### What is required
Reply with one number only, the count of lines holding the string "that".

### Stored data

————

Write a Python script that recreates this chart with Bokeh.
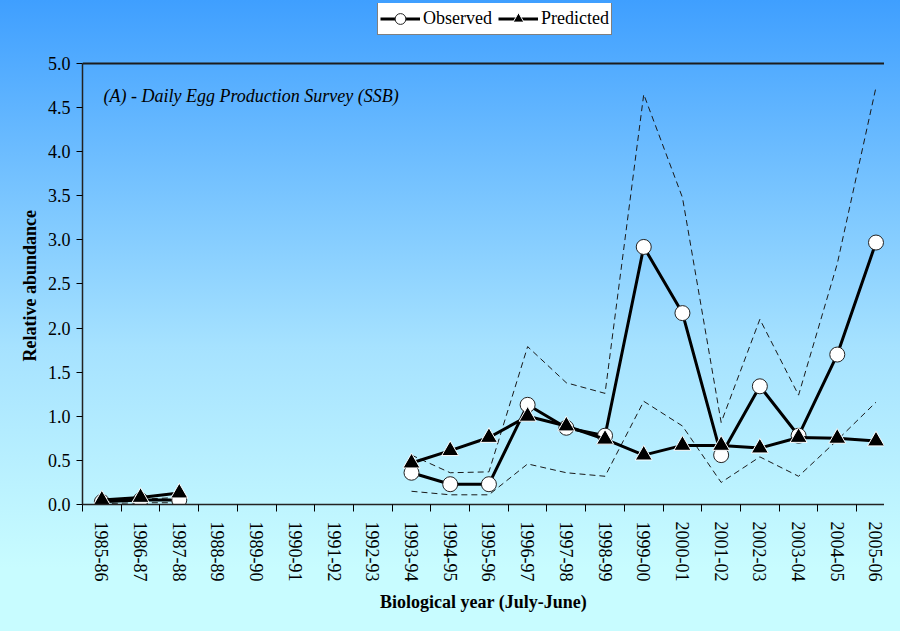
import numpy as np
from bokeh.plotting import figure
from bokeh.models import (Range1d, FixedTicker, SingleIntervalTicker, NumeralTickFormatter,
                          Legend, LegendItem, Label, Span, Title, ColumnDataSource,
                          GlobalInlineStyleSheet)
from bokeh.embed import file_html
from bokeh.resources import INLINE

nan = float("nan")

years = ["1985-86", "1986-87", "1987-88", "1988-89", "1989-90", "1990-91", "1991-92",
         "1992-93", "1993-94", "1994-95", "1995-96", "1996-97", "1997-98", "1998-99",
         "1999-00", "2000-01", "2001-02", "2002-03", "2003-04", "2004-05", "2005-06"]

observed = [0.03, 0.05, 0.05, nan, nan, nan, nan, nan,
            0.36, 0.23, 0.23, 1.13, 0.87, 0.78, 2.92, 2.17, 0.56, 1.34, 0.78, 1.70, 2.97]
predicted = [0.05, 0.08, 0.13, nan, nan, nan, nan, nan,
             0.47, 0.61, 0.76, 1.00, 0.89, 0.74, 0.56, 0.67, 0.67, 0.64, 0.76, 0.75, 0.72]
upper = [0.05, 0.06, 0.08, nan, nan, nan, nan, nan,
         0.56, 0.36, 0.37, 1.79, 1.38, 1.26, 4.65, 3.48, 0.93, 2.10, 1.24, 2.73, 4.73]
lower = [0.01, 0.02, 0.02, nan, nan, nan, nan, nan,
         0.15, 0.11, 0.11, 0.46, 0.36, 0.32, 1.17, 0.89, 0.25, 0.54, 0.32, 0.73, 1.16]

FONT = "Liberation Serif"

xs = list(range(len(years)))
src = ColumnDataSource(dict(
    x=np.array(xs, dtype=float),
    obs=np.array(observed, dtype=float),
    pred=np.array(predicted, dtype=float),
    up=np.array(upper, dtype=float),
    lo=np.array(lower, dtype=float),
))

W, H = 884, 615
TOP, LEFT, BOTTOM = 3, 82, 111
FRAME_H = H - TOP - BOTTOM   # 501 px; axis 0..5 occupies the lower 441 px
Y_END = 5.68                 # headroom above 5.0 holds the legend

p = figure(width=W, height=H,
           x_range=Range1d(-0.5, 20.22), y_range=Range1d(0, Y_END),
           output_backend="svg", toolbar_location=None,
           min_border_left=LEFT, min_border_right=0, min_border_top=TOP,
           min_border_bottom=BOTTOM)
p.background_fill_color = None
p.border_fill_color = None
p.outline_line_color = None
p.grid.visible = False

p.stylesheets = [GlobalInlineStyleSheet(css=(
    "html{min-height:100%;background:linear-gradient(to bottom,#3F9FFF 0%,#A6E2FF 55%,#C8FCFF 90%,#C8FCFF 100%);}"
    "body{background:transparent;}"))]

# confidence bounds (dashed)
p.line("x", "up", source=src, line_color="#1a1a1a", line_width=1, line_dash="6 4")
p.line("x", "lo", source=src, line_color="#1a1a1a", line_width=1, line_dash="6 4")

# observed
r_obs_l = p.line("x", "obs", source=src, line_color="black", line_width=3)
r_obs_m = p.scatter("x", "obs", source=src, marker="circle", size=15,
                    fill_color="white", line_color="#222222", line_width=1)
# predicted
r_pred_l = p.line("x", "pred", source=src, line_color="black", line_width=3)
r_pred_m = p.scatter("x", "pred", source=src, marker="triangle", size=17,
                     fill_color="black", line_color="white", line_width=1)

# top border of plot area (at 5.0)
p.add_layout(Span(location=5, dimension="width", line_color="#1c1c1c", line_width=2))

# x axis
xa = p.xaxis[0]
xa.ticker = FixedTicker(ticks=xs, minor_ticks=[i - 0.5 for i in range(len(years) + 1)])
xa.major_label_overrides = {i: y for i, y in enumerate(years)}
xa.major_tick_out = 0
xa.major_tick_in = 0
xa.minor_tick_out = 7
xa.minor_tick_in = 0
xa.minor_tick_line_color = "black"
xa.axis_line_color = "#222222"
xa.axis_line_width = 1.5
xa.major_label_orientation = "vertical"
xa.major_label_standoff = 10
xa.major_label_text_font = FONT
xa.major_label_text_font_size = "18px"
xa.major_label_text_color = "black"
xa.axis_label = "Biological year (July-June)"
xa.axis_label_text_font = FONT
xa.axis_label_text_font_style = "bold"
xa.axis_label_text_font_size = "18px"
xa.axis_label_text_color = "black"
xa.axis_label_standoff = 8

# y axis
ya = p.yaxis[0]
ya.bounds = (0, 5)
ya.ticker = SingleIntervalTicker(interval=0.5, num_minor_ticks=0)
ya.formatter = NumeralTickFormatter(format="0.0")
ya.major_tick_out = 6
ya.major_tick_in = 0
ya.major_tick_line_color = "black"
ya.minor_tick_line_color = None
ya.axis_line_color = "#222222"
ya.axis_line_width = 1.5
ya.major_label_standoff = 6
ya.major_label_text_font = FONT
ya.major_label_text_font_size = "18px"
ya.major_label_text_color = "black"

# y axis title, centred on the 0..5 part of the axis
p.add_layout(Title(text="Relative abundance", align="left", offset=143, standoff=10,
                   text_font=FONT, text_font_style="bold", text_font_size="18px",
                   text_color="black"), "left")

# panel title annotation
p.add_layout(Label(x=21, y=409, x_units="screen", y_units="screen",
                   text="(A) - Daily Egg Production Survey (SSB)",
                   text_font=FONT, text_font_style="italic", text_font_size="18px",
                   text_color="black", text_baseline="middle"))

legend = Legend(items=[LegendItem(label="Observed", renderers=[r_obs_l, r_obs_m]),
                       LegendItem(label="Predicted", renderers=[r_pred_l, r_pred_m])],
                location=(295, FRAME_H - 32), orientation="horizontal",
                label_text_font=FONT, label_text_font_size="18px", label_text_color="black",
                glyph_width=40, glyph_height=27, label_height=27, label_standoff=3,
                spacing=6, padding=2, margin=0,
                border_line_color="black", border_line_width=1,
                background_fill_color="white", background_fill_alpha=1)
p.add_layout(legend)

open("out.html", "w").write(file_html(p, INLINE))
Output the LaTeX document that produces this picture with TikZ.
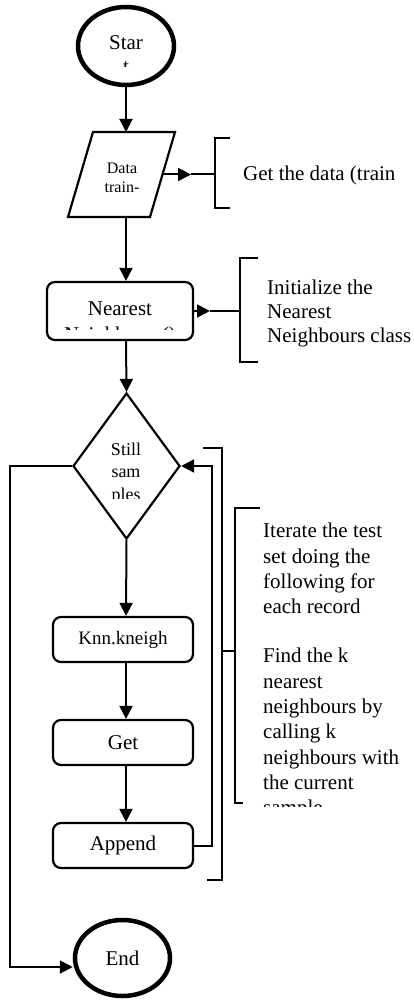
\documentclass[tikz,border=0pt]{standalone}
\usepackage{fontspec}
\setmainfont{Liberation Serif}
\usetikzlibrary{shapes.geometric,arrows.meta}
\begin{document}
\begin{tikzpicture}[x=1pt,y=-1pt,
  conn/.style={line width=2pt},
  arr/.style={line width=2pt,-{Triangle[length=13pt,width=13pt]}},
  term/.style={ellipse,draw,line width=4.5pt,inner sep=0pt},
  procbox/.style={draw,rounded corners=8pt,line width=2.2pt,inner sep=0pt},
  fbig/.style={font=\fontsize{21}{24}\selectfont},
  fmid/.style={font=\fontsize{19}{22}\selectfont},
  fdec/.style={font=\fontsize{18}{22}\selectfont},
  fsmall/.style={font=\fontsize{16}{19}\selectfont},
  txt/.style={inner sep=0pt,anchor=base}
]
\useasboundingbox (0,0) rectangle (414,1000);
\coordinate (axis) at (126,0);

% Start
\node[term, minimum width=96pt, minimum height=78pt] (start) at (126,46) {};
\begin{scope}
  \clip (82,20) rectangle (170,67);
  \node[fbig, txt] (startA) at (126,50) {Star};
  \node[fbig, txt] (startB) at (126,74) {t};
\end{scope}

% Data (parallelogram drawn around a named node)
\node[minimum width=82pt, minimum height=85pt, inner sep=0pt, outer sep=0pt] (data) at (121.5,174.5) {};
\draw[line width=2.2pt, line join=miter]
  ([xshift=12.5pt]data.north west) -- ([xshift=12.5pt]data.north east)
  -- ([xshift=-12.5pt]data.south east) -- ([xshift=-12.5pt]data.south west) -- cycle;
\node[fsmall, txt] (dataA) at (122,173.5) {Data};
\node[fsmall, txt] (dataB) at (122,192.5) {train-};
\draw[arr] (start.south) -- (axis |- data.north);

\coordinate (a1) at (191,174.5);
\coordinate (b1) at (215,174.5);
\draw[arr] (data.east) -- (a1);
\draw[conn] (a1) -- (b1);
\draw[conn] (230,138) -- (215,138) -- (215,208) -- (230,208);
\node[fbig, inner sep=0pt, anchor=base west] (t1) at (243,181) {Get the data (train};

% Nearest
\node[procbox, minimum width=146pt, minimum height=58pt] (near) at (120,311) {};
\begin{scope}
  \clip (50,285) rectangle (190,329.5);
  \node[fbig, txt] (nearA) at (120,315) {Nearest};
  \node[fbig, txt] (nearB) at (120,341) {Neighbours()};
\end{scope}
\draw[arr] (axis |- data.south) -- (axis |- near.north);

\coordinate (a2) at (210,311);
\coordinate (b2) at (240,311);
\draw[arr] (near.east) -- (a2);
\draw[conn] (a2) -- (b2);
\draw[conn] (258,258) -- (240,258) -- (240,362) -- (258,362);
\node[fbig, inner sep=0pt, anchor=north west, align=left] (t2) at (267,280)
  {Initialize the\\Nearest\\Neighbours class};

% Decision
\node[draw, diamond, line width=2.2pt, minimum width=107pt, minimum height=146pt,
      inner sep=0pt] (dec) at (126.5,466) {};
\begin{scope}
  \clip (90,430) rectangle (165,498);
  \node[fdec, txt] (decA) at (126,455) {Still};
  \node[fdec, txt] (decB) at (126,477) {sam};
  \node[fdec, txt] (decC) at (126,500) {ples};
\end{scope}
\draw[arr] (axis |- near.south) -- (dec.north);

% Loop body
\node[procbox, fmid, minimum width=140pt, minimum height=45pt] (knn) at (123,639.5) {Knn.kneigh};
\node[procbox, fbig, minimum width=140pt, minimum height=45pt] (get) at (123,742.5) {Get};
\node[procbox, fbig, minimum width=140pt, minimum height=45pt] (app) at (123,845.5) {Append};
\draw[arr] (dec.south) -- (axis |- knn.north);
\draw[arr] (axis |- knn.south) -- (axis |- get.north);
\draw[arr] (axis |- get.south) -- (axis |- app.north);
\draw[arr] (app.east) -- (212,845.5) -- (212,466) -- (dec.east);

% End
\node[term, fbig, minimum width=95pt, minimum height=76pt] (end) at (122.5,958) {End};
\draw[arr] (dec.west) -- (10,466) -- (10,967) -- ([yshift=-9pt]end.west);

% Loop brackets
\draw[conn] (203,448) -- (222,448) -- (222,880) -- (207,880);
\draw[conn] (222,651) -- (235,651);
\draw[conn] (260,508) -- (235,508) -- (235,803) -- (243,803);
\begin{scope}
  \clip (255,500) rectangle (414,806);
  \node[font=\fontsize{21}{25.3}\selectfont, inner sep=0pt, anchor=north west, align=left] (t3) at (263,523)
    {Iterate the test\\set doing the\\following for\\each record\\[24pt]Find the k\\nearest\\neighbours by\\calling k\\neighbours with\\the current\\sample};
\end{scope}
\end{tikzpicture}
\end{document}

————

### Written answer
2